The only reason I’m able to write this post is that today (Monday) was my first day teaching and I powered up the computer battery with my generator, which I use to power the computer and projector for my presentations.

It’s the beginning of rainy season here, so perhaps the hard rain got to the transformer, and finished it off. No telling when they’ll get it repaired. One more day and I will have to move into the city (Jinja) and pay higher guesthouse rates just so I can work on my computer at night.

The trip so far, 5 days in, has been pretty typical. Lots of time spent finding a dependable vehicle. I had the same conversation with the current renter that I have with each of them: “OK, what will you do if this car breaks down on the side of the road? Will you come with another vehicle?”

“Oh, no, sebo (sir), this cannot happen. You will have no problem with this vehicle. It cannot be.” Now I’m sure if you’ve been following my adventures for even a short time, you can pretty much tell where this story is going.

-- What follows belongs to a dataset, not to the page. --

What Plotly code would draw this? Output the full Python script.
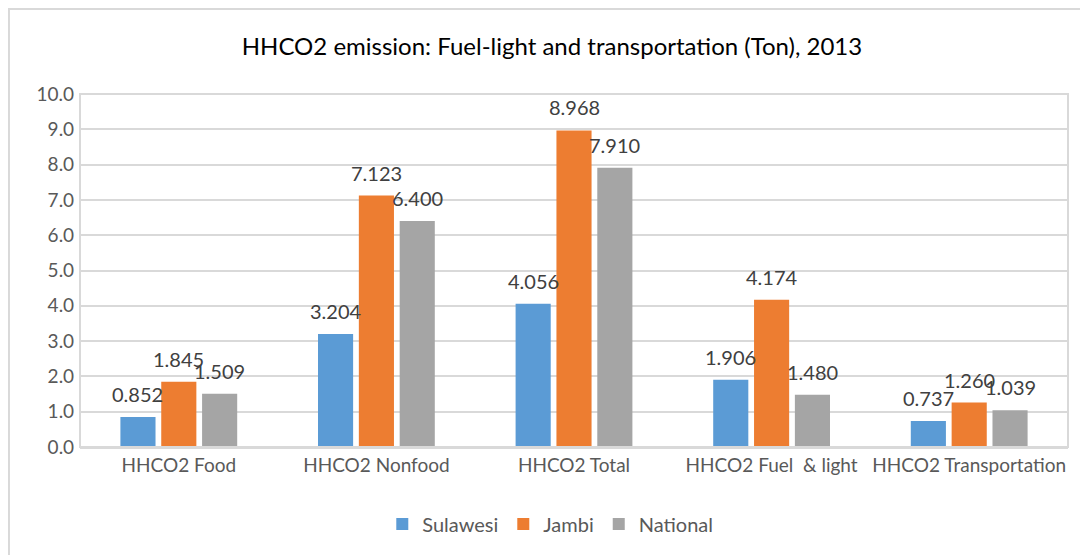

Sunday morning we loaded up and headed out to the village where I was scheduled to preach in the little church where I will be teaching this week. Fifteen kilometers (about ten miles) down the road, the wheel bearings went out and we pulled to the side with a horrible grinding noise. There we sat for almost two hours before rescue arrived. “Rescue”  was the “owner” of the vehicle (you never really know for sure who owns the vehicle you are renting) who was now going to drive us to our destination.

So we offloaded and on loaded leaving our rented vehicle to be taken to a mechanic in the next town. We finally arrived at the distant village, a full hour of painfully bumpy dirt roads off the main road. We arrived about 12:05 to find that the pastor was “holding” the service for our arrival so that I could speak to them.

However, as I climbed out, I became aware that the driver was planning a quick turnaround – this means that he planned to leave us there and return to town to go on with his business. Now we were WAY back in the villages, miles from the main road, and his plan was to leave us there to fend for ourselves with no transportation of any kind available. So I was forced to negotiate with him additional payment, even though I had already paid to rent his vehicle which did not function, just to get him to stay until we were finished and then take us back to town.

So, like I was saying, overall a pretty typical beginning of this eight weeks in Uganda. This is Gail’s first time to be here for an entire trip (Gail is my dear wife), so this was a good way to break her in.

BTW, the preaching was OK but a bit short.